The menu is the product of collaboration between former York Street creator Sharon Hage and Matt Balke, who worked at Hage's restaurant and has bounced around local kitchens since its closure. Hage has consulted on other menus around town recently, including the aforementioned Bowl and Barrel and The Lot, but The Rustic's menu, marked by simple and straightforward flavors executed by Balke, is the most likeable yet.
Little quails should be so lucky to end up in Balke's hands. Here they're soaked in a molasses brine before they're perfectly grilled, juicy, subtly sweet and smoky. The birds are also deboned, but not completely, leaving one bone on each leg and each wing, so you can draw and quarter your quail into four perfect bites.
The grilled skirt steak is almost as good, served with grilled onions and tortillas for a dish that bests the fajita renditions at many local Tex-Mex restaurants, as are the shrimp, whose only flaw may be their size. Large may mean large to fishmongers who measure in counts per pound, but your eyes, which are irrationally driven by your pangs of hunger, will classify them as quite small. Not that you should be too bothered.
Keep in mind there is another restaurant, located amongst the dashing scenery that is Greenville Avenue and the Lyndon B. Johnson Freeway, that offers similar dishes cooked over a wood-fired grill for comparable prices. Outback Steakhouse, however, does not source its ingredients within the great state of Texas, or boast a chef who understands the difference between mushrooms sourced by locavore hero Tom Spicer and those paste-white buttons grown on massive commercial farms.
So it's a little more disappointing than normal when a burger arrives cooked to a melancholy gray, or a turkey sandwich arrives bearing chicken, as if neither the cooks nor the diners could tell the difference. Both errors are an easy fix.
Desserts are another letdown. A slice of peanut butter pie eats like an entire jar of peanut butter whipped with a pound of confectioners sugar, and a chocolate silk pie will leave you with an ache deep in your jaw. Stick with the Key lime pie, which is thankfully tart and surprisingly good.
If you live for country music you'll enjoy the bands, but it's a bummer when the garage doors that conceal the stage roll up to reveal a country cover act that's no better than the ones you suffered through your freshman year. It's even more of a drag when they play so loud you'll have to wait till after dinner to talk with the person sitting just across the table from you.
Still, the Rustic is appealing for many as evidenced by the 20 or more drinkers who always huddle around the horseshoe bar. The dining room is packed more often than not, too, with waits for a table creeping past an hour on the weekends. Plan on standing around with a beer while you wait for your spot. Wear your most comfortable boots.
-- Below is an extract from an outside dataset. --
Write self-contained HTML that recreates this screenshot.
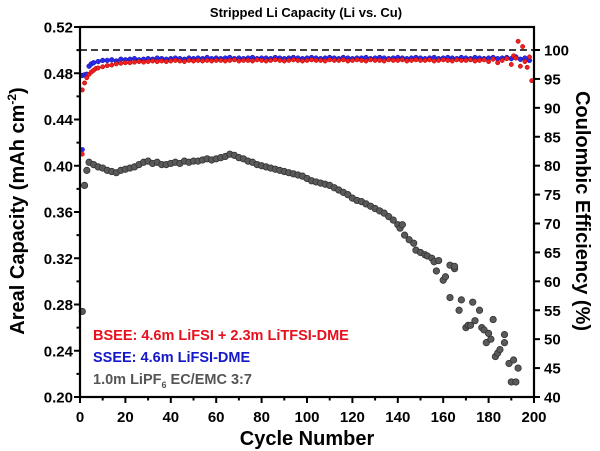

It's easy to think the Texas shtick has been taken too far, but many customers aren't just hanging out, they're mouthing words along with the band, moving in their seats to the music while wiping deviled egg from their lips, lack of dance floor be damned. Faux country or not, when the kitchen nails it, the food is undeniably good. And while The Rustic may not appeal to the real cowboys, the locals are buying in, all the way down to the last calf's testicle.